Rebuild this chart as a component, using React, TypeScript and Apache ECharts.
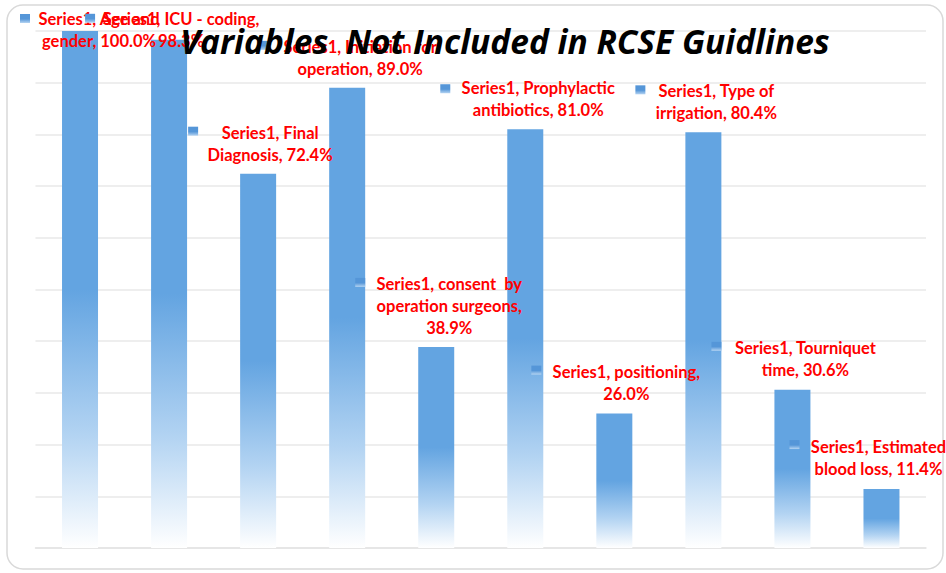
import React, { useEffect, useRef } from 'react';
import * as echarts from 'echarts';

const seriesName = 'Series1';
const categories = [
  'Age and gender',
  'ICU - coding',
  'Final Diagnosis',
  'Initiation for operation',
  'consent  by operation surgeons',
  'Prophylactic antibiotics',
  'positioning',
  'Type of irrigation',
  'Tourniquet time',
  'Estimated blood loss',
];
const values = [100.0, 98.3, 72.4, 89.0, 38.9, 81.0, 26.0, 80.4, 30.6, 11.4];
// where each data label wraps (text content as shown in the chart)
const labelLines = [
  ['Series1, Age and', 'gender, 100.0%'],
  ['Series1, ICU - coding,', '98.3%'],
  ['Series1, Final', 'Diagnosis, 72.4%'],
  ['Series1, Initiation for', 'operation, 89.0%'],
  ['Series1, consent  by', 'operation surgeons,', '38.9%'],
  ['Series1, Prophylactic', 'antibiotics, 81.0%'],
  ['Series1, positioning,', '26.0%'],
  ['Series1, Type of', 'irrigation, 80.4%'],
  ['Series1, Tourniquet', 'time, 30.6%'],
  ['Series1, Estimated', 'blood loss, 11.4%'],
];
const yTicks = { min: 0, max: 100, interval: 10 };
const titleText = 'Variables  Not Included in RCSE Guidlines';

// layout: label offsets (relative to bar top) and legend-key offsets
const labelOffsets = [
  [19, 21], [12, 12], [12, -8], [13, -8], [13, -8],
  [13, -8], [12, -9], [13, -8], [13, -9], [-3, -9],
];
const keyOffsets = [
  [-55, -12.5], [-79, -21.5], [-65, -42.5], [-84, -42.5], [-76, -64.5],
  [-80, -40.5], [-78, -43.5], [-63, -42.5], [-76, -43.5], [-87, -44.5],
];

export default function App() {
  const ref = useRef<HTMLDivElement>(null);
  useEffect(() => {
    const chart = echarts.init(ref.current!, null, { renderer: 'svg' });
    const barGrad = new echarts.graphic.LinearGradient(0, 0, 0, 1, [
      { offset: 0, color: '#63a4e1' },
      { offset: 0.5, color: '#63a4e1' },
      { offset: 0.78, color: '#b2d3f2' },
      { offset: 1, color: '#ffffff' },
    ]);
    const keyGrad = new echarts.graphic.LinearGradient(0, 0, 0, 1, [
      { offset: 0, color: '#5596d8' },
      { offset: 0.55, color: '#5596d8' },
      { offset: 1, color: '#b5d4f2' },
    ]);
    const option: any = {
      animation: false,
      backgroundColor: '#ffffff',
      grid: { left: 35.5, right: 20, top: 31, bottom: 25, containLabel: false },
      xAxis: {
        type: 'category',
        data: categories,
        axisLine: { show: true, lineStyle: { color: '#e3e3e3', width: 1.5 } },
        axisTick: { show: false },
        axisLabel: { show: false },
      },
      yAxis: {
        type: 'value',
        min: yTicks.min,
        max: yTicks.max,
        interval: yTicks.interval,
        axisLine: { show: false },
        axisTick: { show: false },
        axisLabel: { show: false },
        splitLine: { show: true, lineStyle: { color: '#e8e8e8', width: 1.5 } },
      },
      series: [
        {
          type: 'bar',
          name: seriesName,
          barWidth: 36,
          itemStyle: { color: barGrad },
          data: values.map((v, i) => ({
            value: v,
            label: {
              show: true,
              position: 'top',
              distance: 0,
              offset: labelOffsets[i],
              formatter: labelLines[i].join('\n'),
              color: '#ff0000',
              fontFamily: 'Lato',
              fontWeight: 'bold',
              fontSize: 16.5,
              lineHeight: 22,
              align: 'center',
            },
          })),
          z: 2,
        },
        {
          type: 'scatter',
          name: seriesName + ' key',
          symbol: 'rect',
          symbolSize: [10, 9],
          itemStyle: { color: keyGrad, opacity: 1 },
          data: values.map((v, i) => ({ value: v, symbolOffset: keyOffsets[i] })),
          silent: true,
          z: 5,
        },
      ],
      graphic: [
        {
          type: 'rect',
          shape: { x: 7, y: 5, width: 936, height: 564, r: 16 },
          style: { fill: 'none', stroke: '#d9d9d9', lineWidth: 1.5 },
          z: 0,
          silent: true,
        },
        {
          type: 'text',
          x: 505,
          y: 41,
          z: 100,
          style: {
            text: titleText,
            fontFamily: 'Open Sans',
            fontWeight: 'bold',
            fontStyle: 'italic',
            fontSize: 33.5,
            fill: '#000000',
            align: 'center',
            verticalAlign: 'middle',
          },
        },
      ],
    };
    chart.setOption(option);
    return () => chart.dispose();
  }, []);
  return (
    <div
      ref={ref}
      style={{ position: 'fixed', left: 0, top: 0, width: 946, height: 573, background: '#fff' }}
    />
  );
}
================================
== What you need to do ==
Copy each line containing the word "React" from the data.

== Response to this task ==
Rebuild this chart as a component, using React, TypeScript and Apache ECharts.
import React, { useEffect, useRef } from 'react';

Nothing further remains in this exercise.